Write the data out again exactly, dropping any images it holds.

┄┄┄┄┄┄┄┄┄┄┄┄┄┄┄┄┄┄┄┄

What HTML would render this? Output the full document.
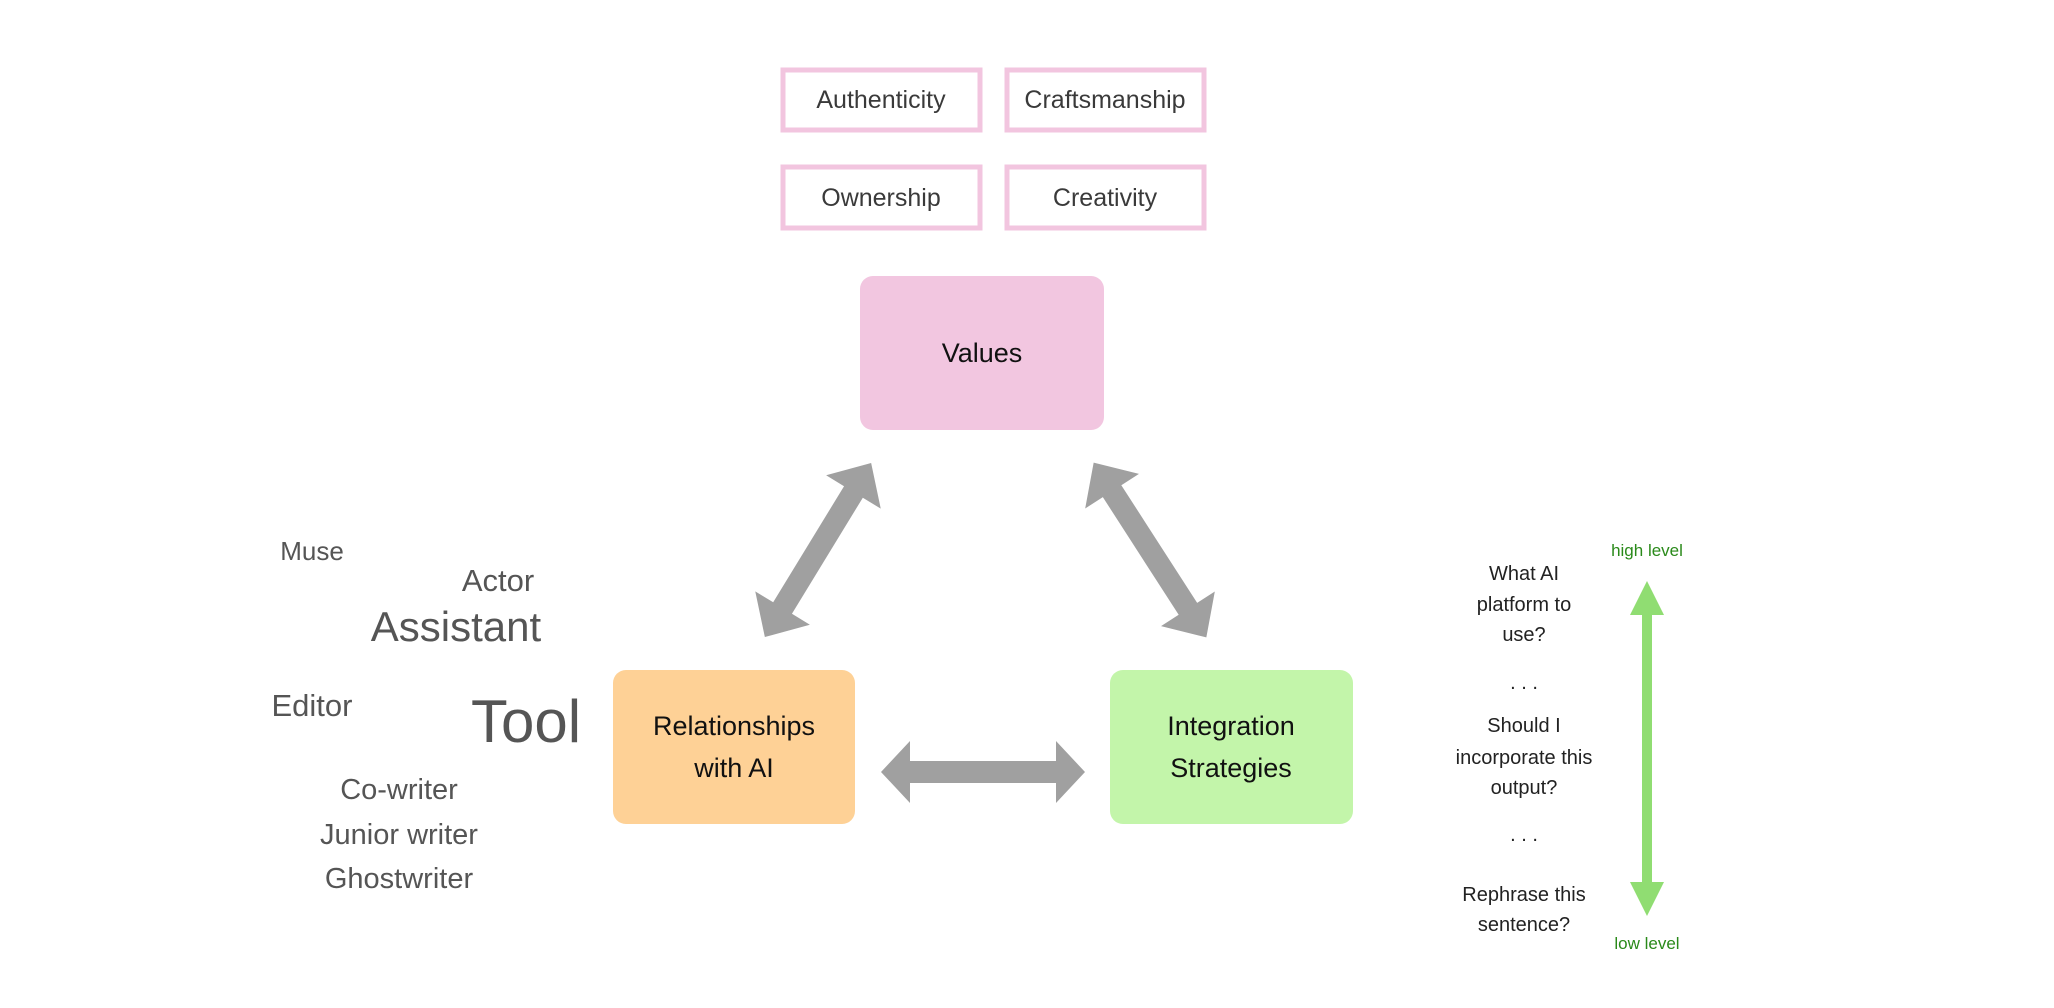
<!DOCTYPE html>
<html><head><meta charset="utf-8"><style>
html,body{margin:0;padding:0;background:#fff;width:2054px;height:1008px;overflow:hidden}
svg{display:block}
</style></head><body>
<svg width="2054" height="1008" viewBox="0 0 2054 1008" xmlns="http://www.w3.org/2000/svg">
<g transform="translate(-5,-2)">
<g fill="#fff" stroke="#f2c5df" stroke-width="5">
<rect x="788" y="72" width="197" height="60"/>
<rect x="1012" y="72" width="197" height="60"/>
<rect x="788" y="169" width="197" height="61"/>
<rect x="1012" y="169" width="197" height="61"/>
</g>
<g font-family="Liberation Sans, sans-serif" font-size="25" fill="#3a3a3a" text-anchor="middle">
<text x="886" y="110">Authenticity</text>
<text x="1110" y="110">Craftsmanship</text>
<text x="886" y="208">Ownership</text>
<text x="1110" y="208">Creativity</text>
</g>
<rect x="865" y="278" width="244" height="154" rx="13" fill="#f2c6e0"/>
<rect x="618" y="672" width="242" height="154" rx="13" fill="#fed196"/>
<rect x="1115" y="672" width="243" height="154" rx="13" fill="#c3f5aa"/>
<g font-family="Liberation Sans, sans-serif" font-size="27" fill="#111" text-anchor="middle">
<text x="987" y="364">Values</text>
<text x="739" y="737">Relationships</text>
<text x="739" y="779">with AI</text>
<text x="1236" y="737">Integration</text>
<text x="1236" y="779">Strategies</text>
</g>
<g fill="#a0a0a0">
<path transform="translate(988,774)" d="M-102,0 L-73,-31 L-73,-11 L73,-11 L73,-31 L102,0 L73,31 L73,11 L-73,11 L-73,31 Z"/>
<path transform="translate(823,552) rotate(-58.6)" d="M-102,0 L-68,-32 L-68,-11 L68,-11 L68,-32 L102,0 L68,32 L68,11 L-68,11 L-68,32 Z"/>
<path transform="translate(1155,552) rotate(57.2)" d="M-104,0 L-70,-32 L-70,-11 L70,-11 L70,-32 L104,0 L70,32 L70,11 L-70,11 L-70,32 Z"/>
</g>
<g transform="translate(-4,0)">
<path fill="#90dd72" d="M1656,583 L1673,617 L1661,617 L1661,884 L1673,884 L1656,918 L1639,884 L1651,884 L1651,617 L1639,617 Z"/>
<g font-family="Liberation Sans, sans-serif" font-size="17" fill="#2a8a1a" text-anchor="middle">
<text x="1656" y="558">high level</text>
<text x="1656" y="951">low level</text>
</g>
<g font-family="Liberation Sans, sans-serif" font-size="20" fill="#222" text-anchor="middle">
<text x="1533" y="582">What AI</text>
<text x="1533" y="613">platform to</text>
<text x="1533" y="643">use?</text>
<text x="1533" y="691">. . .</text>
<text x="1533" y="734">Should I</text>
<text x="1533" y="766">incorporate this</text>
<text x="1533" y="796">output?</text>
<text x="1533" y="843">. . .</text>
<text x="1533" y="903">Rephrase this</text>
<text x="1533" y="933">sentence?</text>
</g>
</g>
<g font-family="Liberation Sans, sans-serif" fill="#555" text-anchor="middle">
<text x="317" y="562" font-size="26">Muse</text>
<text x="503" y="593" font-size="31">Actor</text>
<text x="461" y="643" font-size="42">Assistant</text>
<text x="317" y="718" font-size="31">Editor</text>
<text x="531" y="744" font-size="60">Tool</text>
<text x="404" y="801" font-size="29">Co-writer</text>
<text x="404" y="846" font-size="29">Junior writer</text>
<text x="404" y="890" font-size="29">Ghostwriter</text>
</g>
</g>
</svg>
</body></html>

┄┄┄┄┄┄┄┄┄┄┄┄┄┄┄┄┄┄┄┄

ANSWER TO THE TASK:
What HTML would render this? Output the full document.
<!DOCTYPE html>
<html><head><meta charset="utf-8"><style>
html,body{margin:0;padding:0;background:#fff;width:2054px;height:1008px;overflow:hidden}
svg{display:block}
</style></head><body>
<svg width="2054" height="1008" viewBox="0 0 2054 1008" xmlns="http://www.w3.org/2000/svg">
<g transform="translate(-5,-2)">
<g fill="#fff" stroke="#f2c5df" stroke-width="5">
<rect x="788" y="72" width="197" height="60"/>
<rect x="1012" y="72" width="197" height="60"/>
<rect x="788" y="169" width="197" height="61"/>
<rect x="1012" y="169" width="197" height="61"/>
</g>
<g font-family="Liberation Sans, sans-serif" font-size="25" fill="#3a3a3a" text-anchor="middle">
<text x="886" y="110">Authenticity</text>
<text x="1110" y="110">Craftsmanship</text>
<text x="886" y="208">Ownership</text>
<text x="1110" y="208">Creativity</text>
</g>
<rect x="865" y="278" width="244" height="154" rx="13" fill="#f2c6e0"/>
<rect x="618" y="672" width="242" height="154" rx="13" fill="#fed196"/>
<rect x="1115" y="672" width="243" height="154" rx="13" fill="#c3f5aa"/>
<g font-family="Liberation Sans, sans-serif" font-size="27" fill="#111" text-anchor="middle">
<text x="987" y="364">Values</text>
<text x="739" y="737">Relationships</text>
<text x="739" y="779">with AI</text>
<text x="1236" y="737">Integration</text>
<text x="1236" y="779">Strategies</text>
</g>
<g fill="#a0a0a0">
<path transform="translate(988,774)" d="M-102,0 L-73,-31 L-73,-11 L73,-11 L73,-31 L102,0 L73,31 L73,11 L-73,11 L-73,31 Z"/>
<path transform="translate(823,552) rotate(-58.6)" d="M-102,0 L-68,-32 L-68,-11 L68,-11 L68,-32 L102,0 L68,32 L68,11 L-68,11 L-68,32 Z"/>
<path transform="translate(1155,552) rotate(57.2)" d="M-104,0 L-70,-32 L-70,-11 L70,-11 L70,-32 L104,0 L70,32 L70,11 L-70,11 L-70,32 Z"/>
</g>
<g transform="translate(-4,0)">
<path fill="#90dd72" d="M1656,583 L1673,617 L1661,617 L1661,884 L1673,884 L1656,918 L1639,884 L1651,884 L1651,617 L1639,617 Z"/>
<g font-family="Liberation Sans, sans-serif" font-size="17" fill="#2a8a1a" text-anchor="middle">
<text x="1656" y="558">high level</text>
<text x="1656" y="951">low level</text>
</g>
<g font-family="Liberation Sans, sans-serif" font-size="20" fill="#222" text-anchor="middle">
<text x="1533" y="582">What AI</text>
<text x="1533" y="613">platform to</text>
<text x="1533" y="643">use?</text>
<text x="1533" y="691">. . .</text>
<text x="1533" y="734">Should I</text>
<text x="1533" y="766">incorporate this</text>
<text x="1533" y="796">output?</text>
<text x="1533" y="843">. . .</text>
<text x="1533" y="903">Rephrase this</text>
<text x="1533" y="933">sentence?</text>
</g>
</g>
<g font-family="Liberation Sans, sans-serif" fill="#555" text-anchor="middle">
<text x="317" y="562" font-size="26">Muse</text>
<text x="503" y="593" font-size="31">Actor</text>
<text x="461" y="643" font-size="42">Assistant</text>
<text x="317" y="718" font-size="31">Editor</text>
<text x="531" y="744" font-size="60">Tool</text>
<text x="404" y="801" font-size="29">Co-writer</text>
<text x="404" y="846" font-size="29">Junior writer</text>
<text x="404" y="890" font-size="29">Ghostwriter</text>
</g>
</g>
</svg>
</body></html>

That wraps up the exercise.